Photo by Amon Barker
We are well into May and spring is undoubtedly in the air. Flowers are in full bloom, the days are slowly getting warmer, and the snowmelt has rivers at high tide. However, while the changing season brings a lot of beauty, warmth and opportunity for fun, it also comes with a lot of water runoff, and that means mud. For many people, mud puts a damper on spring exploration, getting stuck on clothes and shoes, trapping cars in ditches, and creating a slippery, sticky environment that soils (no pun intended!) the vibrant spring colors. Luckily, the mud also brings a lot of cool opportunities for adventure, and we’re here to share them with you. Check out some tips below to make the most of your spring experience.
Photo by Karen Maes
1. Go Fishing for Trout
Springtime trout fishing can be challenging, especially because the trout are slower-moving and more difficult to find. But even though spring rivers are often blown out, it's not impossible to find clear water! With the sun shining more frequently than not, it’s a great excuse to spend your day off outdoors, so whether you’re a novice fisherman or an expert on the riverbanks, pull out your fishing rod and cast a line!
Photo by Lance Koudele
2. Go Hunting for Antlers
An activity loved by many in the Wild West, antler hunting can be especially rewarding. Not only does it encourage long walks in the crisp spring weather, but it’s a great way to find appreciation for nature, despite the muddy roads. Plus, chances are you’ll come home with your very own prize. All kinds of animals shed their antlers in mid-winter, including deer, moose, and elk, and early spring is prime-time to find them. In Jackson Hole, DMOS’ birthplace, we have a huge appreciation for antler hunting. Check out our antler arches, situated on each corner of our Town Square!

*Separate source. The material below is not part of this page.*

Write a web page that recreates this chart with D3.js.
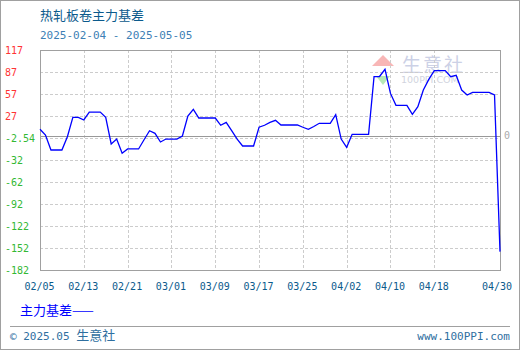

Photo from Goosewing Ranch
3. Go Searching for Wildflowers
Whether you already have an avid appreciation for the flowers that bloom in the spring, or you’ve never really noticed the tulips pushing up through the thawing ground, it’s undeniable that colorful spring flowers add a much needed vibrancy to the world after months of grey skies and snow-covered grass. Take a hike or visit your local park and it’s more than likely that you’ll find blooming flowers. As an added bonus, dry the wildflowers you find to preserve their color for years to come.
Photo by Joel Holland
4. Go Off-Roading
If you're already a fan of mud, or you're looking for a messy thrill, off-roading is the sport for you. However, though off-roading or mudding can be fun for anyone, dangerous things can hide under the mud, and safety is key! Always be sure to go with someone who is experienced and always carry your DMOS Shovel as a backup. If the thought of off-roading is too daunting but you’re still itching to get dirty, make yourself a mud bath or find a mud race near you.
Photo by Philippe Toupet
5. Go Hunting for Morels
Hunting for Morel Mushrooms is a great spring activity and an excellent way to get outdoors. Plus, Morels are delicious and add flavor to many different types of cuisines! As with most outdoor activities, getting your timing right is key. To find Morels, look for damp, moist areas and search until you find one. Then, search around that area for more. However, it is crucial to remember that some mushrooms are poisonous, so make sure you know what you’re looking for before you go.
Photo by tulsaworld.com
So, just because the snow is melting, the ground is slushy and your kids are tracking mud through the house, doesn’t mean you have to hate spring! There are countless activities to participate in outdoors and tons of ways to find appreciation for nature. How are you spending your mud season?